TK on December 22, 2014:
Chris Kyle? The habitual liar? How is he a legendary sniper? His 160 confirmed doesn't come close to some of those on your list. Hathcock belongs on that list more than Kyle. Vasily Zeytsev was a tool of Soviet Propaganda. They inflated his numbers and embellished his stories for a moral boost to Soviet troops. This makes him as credible as Kyle.
ANURA FR SRI LANKA on July 07, 2014:
ARE THERE LYUDMILA PAVLICHENKO'S RELATIONS IN RUSSIA OR UKRAINE?.
Blake Atkinson (author) from Kentucky on December 12, 2013:
Chris Kyle would definitely qualify as a legendary sniper, and his autobiography is a good read. This was one of the first hubs I ever wrote, and at that time Chris wasn't as famous.
Look for a hub soon with him in it.
Georgia on December 06, 2013:
Mikko on October 27, 2013:
Simo Häyhä did not sit in trees shooting russians. Russian propaganda wrote that crooked finnish snipers was shooting from trees. But perhaps that was good that they wrote that, so the russians would only look at trees for snipers. :)

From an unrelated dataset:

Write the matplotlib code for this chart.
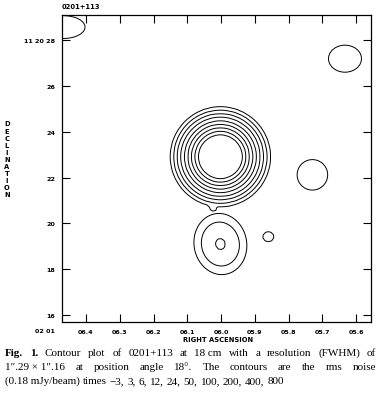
import numpy as np
import matplotlib
matplotlib.use("Agg")
import matplotlib.pyplot as plt

# -------------------------------------------------------------
# Data (RA in seconds of 02h01m,
# Dec in arcsec of +11d20m). Contours in units of the rms noise.
# -------------------------------------------------------------
rms_levels = [-3, 3, 6, 12, 24, 50, 100, 200, 400, 800]

# bright core: steep profile peak * exp(-r / scale)
core_ra = 6.002
core_dec = 22.91
core_peak = 60000.0
core_scale = 0.22          # arcsec

# weaker gaussian components
comp_ra = [6.002, 6.023, 5.860, 5.7295, 5.633, 6.468]
comp_dec = [19.10, 20.66, 19.42, 22.12, 27.19, 28.57]
comp_peak = [12.6, 3.6, 4.0, 4.0, 4.0, 4.0]
comp_sx = [0.676, 0.30, 0.32, 0.88, 0.95, 1.27]   # arcsec
comp_sy = [0.79, 0.17, 0.29, 0.88, 0.78, 0.66]    # arcsec
comp_pa = [10, 0, 0, 0, 0, 0]                     # deg

ra_ticks = [6.4, 6.3, 6.2, 6.1, 6.0, 5.9, 5.8, 5.7, 5.6]
ra_labels = ["06.4", "06.3", "06.2", "06.1", "06.0", "05.9", "05.8", "05.7", "05.6"]
dec_ticks = [16, 18, 20, 22, 24, 26, 28]
dec_labels = ["16", "18", "20", "22", "24", "26", "11 20 28"]

caption = [
    ["Fig.", "1.", "Contour", "plot", "of", "0201+113", "at", "18 cm", "with", "a",
     "resolution", "(FWHM)", "of"],
    ["1\u2033.29 \u00d7 1\u2033.16", "at", "position", "angle", "18\u00b0.", "The",
     "contours", "are", "the", "rms", "noise"],
    ["(0.18 mJy/beam)", "times", "\u22123,", "3,", "6,", "12,", "24,", "50,", "100,",
     "200,", "400,", "800"],
]

W, H = 382, 402
SERIF = ["Liberation Serif", "DejaVu Serif"]


def build_field(ra, dec):
    """Model map: each component kept separate (max), as on the plate."""
    kx = 15.0 * np.cos(np.radians(11.34))   # arcsec per second of RA
    u = (core_ra - ra) * kx
    v = dec - core_dec
    field = core_peak * np.exp(-np.hypot(u, v) / core_scale)
    for r0, d0, a, sx, sy, pa in zip(comp_ra, comp_dec, comp_peak, comp_sx, comp_sy, comp_pa):
        u = (r0 - ra) * kx
        v = dec - d0
        phi = np.radians(pa)
        up = u * np.cos(phi) + v * np.sin(phi)
        vp = -u * np.sin(phi) + v * np.cos(phi)
        field = np.maximum(field, a * np.exp(-0.5 * ((up / sx) ** 2 + (vp / sy) ** 2)))
    return field


def justify(fig, renderer, words, ybase, x0, x1, size, stretch=True, bold_n=0):
    """Place words on one line, spread from x0 to x1 (pixels)."""
    items = []
    for i, w in enumerate(words):
        t = fig.text(0, 1 - ybase / H, w, fontsize=size, family=SERIF,
                     weight="bold" if i < bold_n else "normal", va="baseline")
        items.append(t)
    widths = [t.get_window_extent(renderer).width for t in items]
    if stretch:
        gap = (x1 - x0 - sum(widths)) / (len(words) - 1)
    else:
        gap = size * 100 / 72 * 0.27
    x = x0
    for t, wd in zip(items, widths):
        t.set_x(x / W)
        x += wd + gap


def main():
    ra = np.arange(5.45, 6.56, 0.0082)
    dec = np.arange(15.3, 29.7, 0.12)
    RA, DEC = np.meshgrid(ra, dec)
    Z = build_field(RA, DEC)

    fig = plt.figure(figsize=(W / 100, H / 100), dpi=100)
    ax = fig.add_axes([62 / W, 1 - 322.7 / H, 309 / W, 307 / H])

    ax.contour(RA, DEC, Z, levels=rms_levels, colors="k", linewidths=0.7)

    ax.set_xlim(6.471, 5.556)
    ax.set_ylim(15.71, 29.11)
    ax.set_xticks(ra_ticks)
    ax.set_xticklabels(ra_labels)
    ax.set_yticks(dec_ticks)
    ax.set_yticklabels(dec_labels)
    ax.tick_params(direction="in", length=6, width=0.8, top=True, right=True,
                   labelsize=4.6, pad=5)
    for lab in ax.get_xticklabels() + ax.get_yticklabels():
        lab.set_fontweight("bold")
    for sp in ax.spines.values():
        sp.set_linewidth(0.9)

    fig.text(45 / W, 1 - 332 / H, "02 01", fontsize=4.6, weight="bold",
             ha="center", va="center")
    fig.text(218 / W, 1 - 340 / H, "RIGHT ASCENSION", fontsize=4.9, weight="bold",
             ha="center", va="center")
    fig.text(7 / W, 1 - 160 / H, "\n".join("DECLINATION"), fontsize=4.9,
             weight="bold", ha="center", va="center", linespacing=1.22)
    fig.text(62 / W, 1 - 7 / H, "0201+113", fontsize=4.9, weight="bold",
             ha="left", va="center")

    renderer = fig.canvas.get_renderer()
    size = 8.0
    justify(fig, renderer, caption[0], 356, 5, 376, size, bold_n=2)
    justify(fig, renderer, caption[1], 370, 5, 376, size)
    justify(fig, renderer, caption[2], 384, 5, 376, size, stretch=False)

    fig.savefig("out.png", dpi=100)
    plt.close(fig)


if __name__ == "__main__":
    main()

sam johnstone on August 31, 2013:
a worthy note would be Sgt Clive Hulme VC who killed 33 German snipers (and other Germans) in the battle for Crete in 4 days.

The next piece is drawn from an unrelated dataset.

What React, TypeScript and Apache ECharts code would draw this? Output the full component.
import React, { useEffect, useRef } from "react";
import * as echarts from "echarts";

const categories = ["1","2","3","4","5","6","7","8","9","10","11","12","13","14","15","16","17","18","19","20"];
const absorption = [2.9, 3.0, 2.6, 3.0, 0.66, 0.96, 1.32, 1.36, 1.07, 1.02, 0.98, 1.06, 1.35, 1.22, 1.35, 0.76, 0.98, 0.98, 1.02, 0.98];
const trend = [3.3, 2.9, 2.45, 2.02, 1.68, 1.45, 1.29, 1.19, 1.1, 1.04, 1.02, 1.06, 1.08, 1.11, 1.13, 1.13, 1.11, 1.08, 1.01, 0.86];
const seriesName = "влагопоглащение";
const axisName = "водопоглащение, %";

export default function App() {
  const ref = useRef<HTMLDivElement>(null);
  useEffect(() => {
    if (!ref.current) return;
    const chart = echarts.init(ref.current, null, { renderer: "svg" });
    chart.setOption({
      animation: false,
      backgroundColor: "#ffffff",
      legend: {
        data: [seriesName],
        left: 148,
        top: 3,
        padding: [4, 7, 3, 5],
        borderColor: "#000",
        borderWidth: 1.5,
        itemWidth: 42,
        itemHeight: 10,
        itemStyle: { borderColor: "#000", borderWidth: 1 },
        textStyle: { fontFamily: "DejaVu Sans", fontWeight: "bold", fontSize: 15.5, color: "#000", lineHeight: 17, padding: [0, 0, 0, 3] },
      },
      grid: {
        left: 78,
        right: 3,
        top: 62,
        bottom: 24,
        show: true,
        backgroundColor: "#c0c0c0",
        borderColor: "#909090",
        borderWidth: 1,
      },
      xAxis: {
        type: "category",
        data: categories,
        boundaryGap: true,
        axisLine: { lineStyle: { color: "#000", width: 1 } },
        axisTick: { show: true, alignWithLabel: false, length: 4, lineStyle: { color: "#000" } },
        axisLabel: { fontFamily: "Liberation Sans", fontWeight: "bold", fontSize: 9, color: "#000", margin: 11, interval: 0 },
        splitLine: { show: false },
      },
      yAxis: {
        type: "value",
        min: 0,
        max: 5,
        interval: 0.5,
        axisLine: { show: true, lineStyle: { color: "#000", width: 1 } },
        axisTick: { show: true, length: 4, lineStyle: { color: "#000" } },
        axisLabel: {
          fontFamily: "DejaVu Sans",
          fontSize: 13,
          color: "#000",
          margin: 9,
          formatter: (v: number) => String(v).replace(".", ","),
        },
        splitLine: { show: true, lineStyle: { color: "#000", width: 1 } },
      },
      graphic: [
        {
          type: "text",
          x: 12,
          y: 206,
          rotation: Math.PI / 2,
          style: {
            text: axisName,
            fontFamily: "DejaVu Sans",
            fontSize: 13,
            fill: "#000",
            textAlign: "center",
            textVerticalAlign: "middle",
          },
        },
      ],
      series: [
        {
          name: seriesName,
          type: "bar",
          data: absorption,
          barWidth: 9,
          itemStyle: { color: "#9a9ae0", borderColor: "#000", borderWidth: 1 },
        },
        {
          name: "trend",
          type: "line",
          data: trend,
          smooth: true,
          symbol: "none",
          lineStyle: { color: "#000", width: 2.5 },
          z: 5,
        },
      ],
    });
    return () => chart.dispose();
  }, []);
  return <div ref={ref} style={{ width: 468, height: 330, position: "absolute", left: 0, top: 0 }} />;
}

There was some talk after the war that Hulme should be stripped of his Victoria Cross as he was disguised as a German Paratrooper at the time of making his kills.
Jason on April 11, 2013:
Just for the record, Zeitsev had 242 confirmed kills for the entire war. Not sure why Craig, or anyone else would think he shot 6000.
Blake Atkinson (author) from Kentucky on April 10, 2013:
Thanks Robert. I apologize for that slip. Quite embarrassing--I did have it correct in some places, I promise I knew he fought in the Vietnam War!
Jim J. on April 10, 2013:
I agree with Robert. Carlos Hathcock never fought in Korea, nor did he ever kill any North Koreans. Also the claim by Craig that Zeitsev killed 6000 soldiers is just simply wrong. No sniper has ever gotten any number even remotely close to that!
Robert on April 09, 2013:
Correction needs to be made to article: Carlos Hathcock killed North Vietnamese, not North Koreans!
Correction to commentator Craig: Vasily Zeitsev did not shoot/kill 6000 German soldiers by wars end. That was a really factually inaccurate statement! Do a little research.
Graham Lee from Lancashire. England. on March 12, 2013:
Hi cydro. Really interesting hub. A really good read, presentation is top class. Research really shows.
Blake Atkinson (author) from Kentucky on February 23, 2013:
Gerald Walford: I looked back and a couple weren't. They are now though.
To address the merit of this list: I'd like to admit that after looking back that there are many more names out there that could be considered top 5.
It seems that the most controversial name is Carlos Hathcock. My reasoning behind the placement of Mr. Hathcock was that, while killing less, he seemed to have accomplished more individual missions than the others. I also wanted to diversify the nationalities.
Regardless, I feel like all five have stories that should be told. There are many more top sniper lists out there on the internet that are different than mine.
gerald walford on February 16, 2013:
are your photo's public domain?
Duke on October 20, 2012:
White feather is the whackiest of the top5, he has no business there @ all!
craig on September 12, 2012:
i'm amazed to see Vasily zeitsev is not on the list given that he killed more than 300 germans at the battle of stalingrad alone, whilst running a sniper training school and under going numerous hardships (read notes of a sniper) and by the end of ww2 he had racked up 6000 kills, he won hero of the soviet union. I am amazed to see Simo Häyhä at number one given that most of his kills were un-confirmed and it is now thought that "his work" was carried out by more than one sniper, i am also amazed to see the white feather given that he only had 93 confirmed kills, there are many other snipers who deserve top place.
aethelthryth from American Southwest on September 07, 2012:
I read from someone (I think it was Captain, later Major General, Fred Haynes) that on Iwo Jima what were commonly called "Japanese snipers" there were not snipers, just regular riflemen who had good cover and also a very target-rich environment.
So it is interesting to read about what can be done by someone who really knows how to shoot.
daryl2007 on July 14, 2011:
Very interesting hub I like it!!! I also love sniper rifles and stories... Good hub my friend!!! Here is one which is about to become an excellent Sniper or how to become a marksman. https://hubpages.com/education/Tips-to-improve-you...
Ilana Moore on June 20, 2011:
Glad I can give you a boost :) and I completely agree. There SHOULD be more movies about snipers. It's the kind of edge-of-your-seat thing that really gets you going! One day...
Blake Atkinson (author) from Kentucky on June 19, 2011:
Marlon C, I agree. Enemy at the Gates is one of my favorite movies though. I feel like there should be more movies about snipers, just because it involves so much suspense. Maybe that's just me.
Ilana, thanks for that nice comment. That comment probably is one of my favorite I've ever received haha.
Ilana Moore on June 18, 2011:
How do you find the coolest topics to write about! Great article, thanks for the history lesson too :)
MarlonC on June 17, 2011:
Whoa-ho-hoa!! These are the sort of stories that Enemy at the Gates should have told. Voting up, natch.